Over the course of four years, we examined every process, policy
and practice at the University and, with an exhaustive self-evaluation
which an external consultant and auditor directed, we laid a foundation
for the kind of work that Lilly Endowment's generosity will make
possible. One of the first fruits of the Bayley Project was the
creation of a new Cabinet-level position, the Vice President for
Mission and Ministry, whose responsibility it is to ensure that
our mission to form servant leaders in the Catholic tradition inspires
everything we do.
We
are a community that values our diversity. Recently ranked Number
One in the nation for its diversity by the 2003 Princeton Review,
the Seton Hall University community believes strongly that the pursuit
of truth that marks any great university is best undertaken when
each of us sits shoulder to shoulder with women and men who are
trying to understand that truth from a multiplicity of cultural
and spiritual perspectives.

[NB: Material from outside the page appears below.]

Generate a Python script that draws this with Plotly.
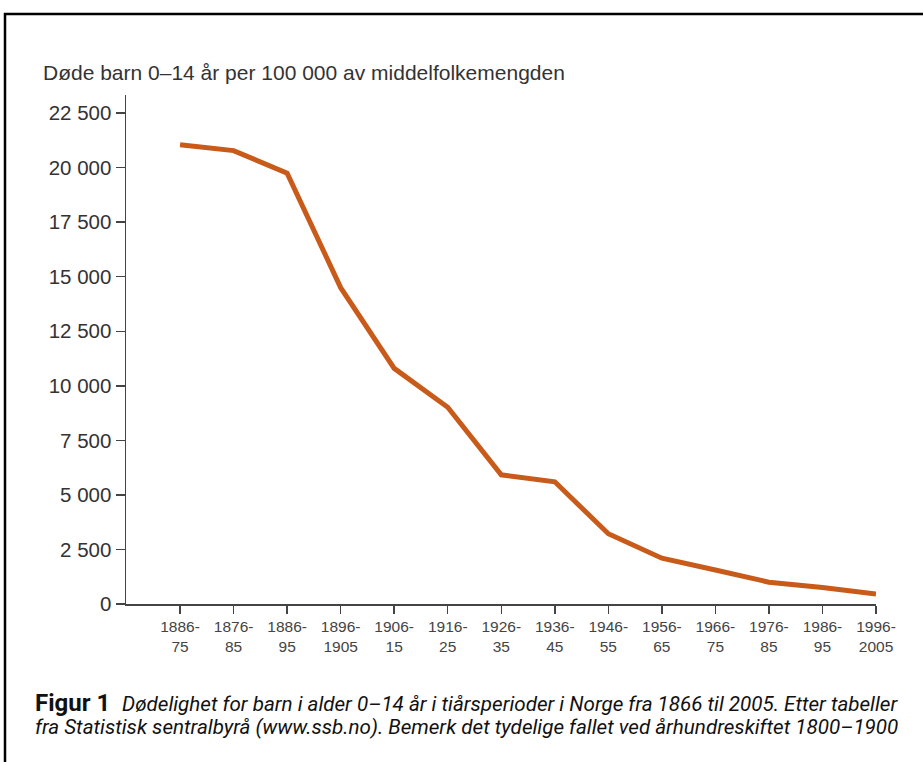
import plotly.graph_objects as go

periods = ["1886-<br>75", "1876-<br>85", "1886-<br>95", "1896-<br>1905", "1906-<br>15",
           "1916-<br>25", "1926-<br>35", "1936-<br>45", "1946-<br>55", "1956-<br>65",
           "1966-<br>75", "1976-<br>85", "1986-<br>95", "1996-<br>2005"]
deaths = [21050, 20780, 19750, 14500, 10800, 9020, 5920, 5600, 3220, 2100, 1560, 1000, 760, 460]
y_ticks = [0, 2500, 5000, 7500, 10000, 12500, 15000, 17500, 20000, 22500]
y_ticktext = ["0", "2 500", "5 000", "7 500", "10 000", "12 500", "15 000", "17 500", "20 000", "22 500"]

idx = list(range(len(periods)))

W, H = 923, 762
L, T = 126, 95
pw, ph = 750, 509
R = W - L - pw
B = H - T - ph

def px(x):
    return (x - L) / pw

def py(y):
    return (H - B - y) / ph

fig = go.Figure()
fig.add_trace(go.Scatter(x=idx, y=deaths, mode="lines",
                         line=dict(color="#c95b1a", width=5), hoverinfo="skip"))

fig.update_layout(
    width=W, height=H,
    margin=dict(l=L, r=R, t=T, b=B, pad=0),
    plot_bgcolor="white", paper_bgcolor="white",
    showlegend=False,
    font=dict(family="Liberation Sans, Arial, sans-serif", color="#333333"),
    xaxis=dict(range=[-1.01, 13], tickmode="array", tickvals=idx, ticktext=periods,
               showgrid=False, zeroline=False, showline=True, linecolor="#444444",
               linewidth=1.5, ticks="outside", ticklen=8, tickwidth=1.5, tickcolor="#444444",
               tickfont=dict(size=15.5, color="#444444")),
    yaxis=dict(range=[0, 23330], tickmode="array", tickvals=y_ticks, ticktext=y_ticktext,
               showgrid=False, zeroline=False, showline=True, linecolor="#444444",
               linewidth=1.5, ticks="outside", ticklen=9, tickwidth=1.5, tickcolor="#444444",
               tickfont=dict(size=20.5, color="#333333")),
)

fig.add_shape(type="rect", xref="paper", yref="paper",
              x0=px(5), x1=px(990), y0=py(830), y1=py(14),
              line=dict(color="black", width=2.5), fillcolor="rgba(0,0,0,0)", layer="above")

fig.add_annotation(xref="paper", yref="paper", x=px(41), y=py(72), xanchor="left", yanchor="middle",
                   text="Døde barn 0–14 år per 100 000 av middelfolkemengden", showarrow=False,
                   font=dict(size=21, color="#333333"))

fig.add_annotation(xref="paper", yref="paper", x=px(33), y=py(703), xanchor="left", yanchor="middle",
                   text="<b>Figur 1</b>  <i><span style='font-size:20.6px'>Dødelighet for barn i alder 0–14 år i tiårsperioder i Norge fra 1866 til 2005. Etter tabeller</span></i>",
                   showarrow=False, font=dict(size=24, color="#111111", family="Roboto, sans-serif"))
fig.add_annotation(xref="paper", yref="paper", x=px(33), y=py(727), xanchor="left", yanchor="middle",
                   text="<i>fra Statistisk sentralbyrå (www.ssb.no). Bemerk det tydelige fallet ved århundreskiftet 1800–1900</i>",
                   showarrow=False, font=dict(size=20.6, color="#111111", family="Roboto, sans-serif"))

fig.write_html("out.html", config={"displayModeBar": False, "staticPlot": True},
               post_script="document.body.style.margin='0px';document.body.style.overflow='hidden';")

Grounded in the Catholic intellectual
tradition, we also treasure the opportunities to explore the truth
that exists not only outside and beyond us, but the truth that God
has placed in us and between us, as well.
After
almost 150 years of educating for ecclesial ministry and professional
service in society, there already exists at Seton Hall University
a culture that is ripe for the transformative processes that the
grant from Lilly Endowment will make possible. The Lay Leadership
Program in the major seminary, as well as the many graduate programs
of the School of Theology, have offered education and training to
hundreds of lay women and men who now minister in parochial, education,
social service and archdiocesan ministry.
Seton
Hall University views Lilly Endowment's invitation to engage in
a faith-based exploration of vocation as a blessed and sacred opportunity
- a critical kairos - to connect even more deeply with our
institutional mission to form servant leaders. It is also time to
reform ourselves with insights and sensitivities drawn from the
Catholic tradition, most notably those that link vocation with service
to the common good. And it is time to release new and bold visions
and energies into our University and the world.
So
convinced are we of the value of this opportunity provided by Lilly
Endowment to re-ground and energize our vocations, that our University
stands ready to extend this exploration of vocation and its fruits
not just to our faculty and our students but to all our constituencies:
our Regents, our administration, our staff, our alumni and the public
community that we serve. We want a sense of vocation as service
to the common good to permeate all that our University is and does.